EN FR
EN FR


Section: New Results

Compiler Optimizations and Analysis

Participants : Fabrice Rastello, Manuel Selva, Fabian Grüber, Diogo Sampaio [CORSE, Inria] , Christophe Guillon [STMicroelectronics] , P. Sadayappan [OSU, USA] , Louis-Noël Pouchet [CSU, USA] , Atanas Rountev [OSU, USA] , Richard Veras [LSU, USA] , Rui Li [UoU, USA] , Aravind Sukumaran-Rajam [OSU, USA] , Tse Meng Low [CMU, USA] .

Our current efforts with regard to code optimization follows two directions. 1. The first consists in improving compiler optimization techniques by considering pattern specific applications such as those related to machine learning. Our first result presented at SC 2019 [10] focuses on tensor contractions. 2. The second consists in developing dynamic analysis based performance debugging tools. Our first results published at PPoPP 2019 [9] and TACO 2020 [7] shows a scalable approach that compresses an execution trace obtained from binary instrumentation and analyses it using a polyhedral compiler.

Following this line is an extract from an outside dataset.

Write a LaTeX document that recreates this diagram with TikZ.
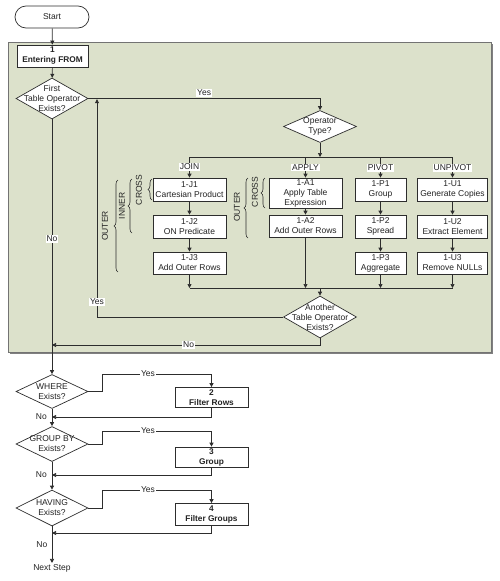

Analytical Cache Modeling and Tilesize Optimization for Tensor Contractions

Data movement between processor and memory hierarchy is a fundamental bottleneck that limits the performance of many applications on modern computer architectures. Tiling and loop permutation are key techniques for improving data locality. However, selecting effective tile-sizes and loop permutations is particularly challenging for tensor contractions due to the large number of loops. Even state-of-the-art compilers usually produce sub-optimal tile-sizes and loop permutations, as they rely on naïve cost models. In this work we provide an analytical model based approach to multilevel tile size optimization and permutation selection for tensor contractions. Our experimental results show that this approach achieves comparable or better performance than state-of-the-art frameworks and libraries for tensor contractions.

This work is the fruit of the collaboration 8.3.1.1 with OSU. It has been presented at ACM/IEEE International Conference for High Performance Computing, Networking, Storage, and Analysis, SC 2019 [10].

Profiling-based Polyhedral Optimization Feedback

This work addresses the problem of reconstructing a compact (static) representation of a binary execution, automatically detecting hot regions and enabling precise feedback about optimization opportunities potentially missed by the compiler. Our framework handles codes with irregular accesses, pointers with indirections, inter-procedural or recursive loop regions. By enabling binary execution analysis we are able to discover run-time properties (i.e., the ability to form a compact representation) as well as inter-procedural optimization opportunities that cannot be uncovered by standard static analyses. Our design choices were driven towards achieving portability, both in terms of targeted architecture, but also in terms of programming environment (e.g., being robust to arbitrary programming language, compiler, use of third-party binaries, etc.).

A compact and yet precise inter-procedural dynamic dependence graph (DDG) is first computed via: 1. a new instrumentation framework based on QEMU; 2. the use of a new concept of inter-procedural loop-nesting tree; 3. followed by new techniques we introduce for folding, clamping, and widening of the DDG to agglomerate dynamic dependence instances into polyhedra of integer points whenever possible. State-of-the-art polyhedral analysis and transformation systems we specifically modified to provide useful feedback to the user is then used. We extensively evaluate our tool on numerous benchmarks, demonstrating the pratical usefulness of our tool-chain.

This work is the fruit of the collaboration 8.3.1.1 with OSU and and the past collaboration Nano2017 with STMicroelectronics. The main contributions has been presented at the ACM conference on Principles and Practice of Parallel Programming, PPoPP 2019 [9]. The new techniques that allow to build the polyhedral representation from the instrumented execution in a scalable way lead to a separate publication in the ACM Transactions on Architecture and Code Optimization, TACO 2020 [7].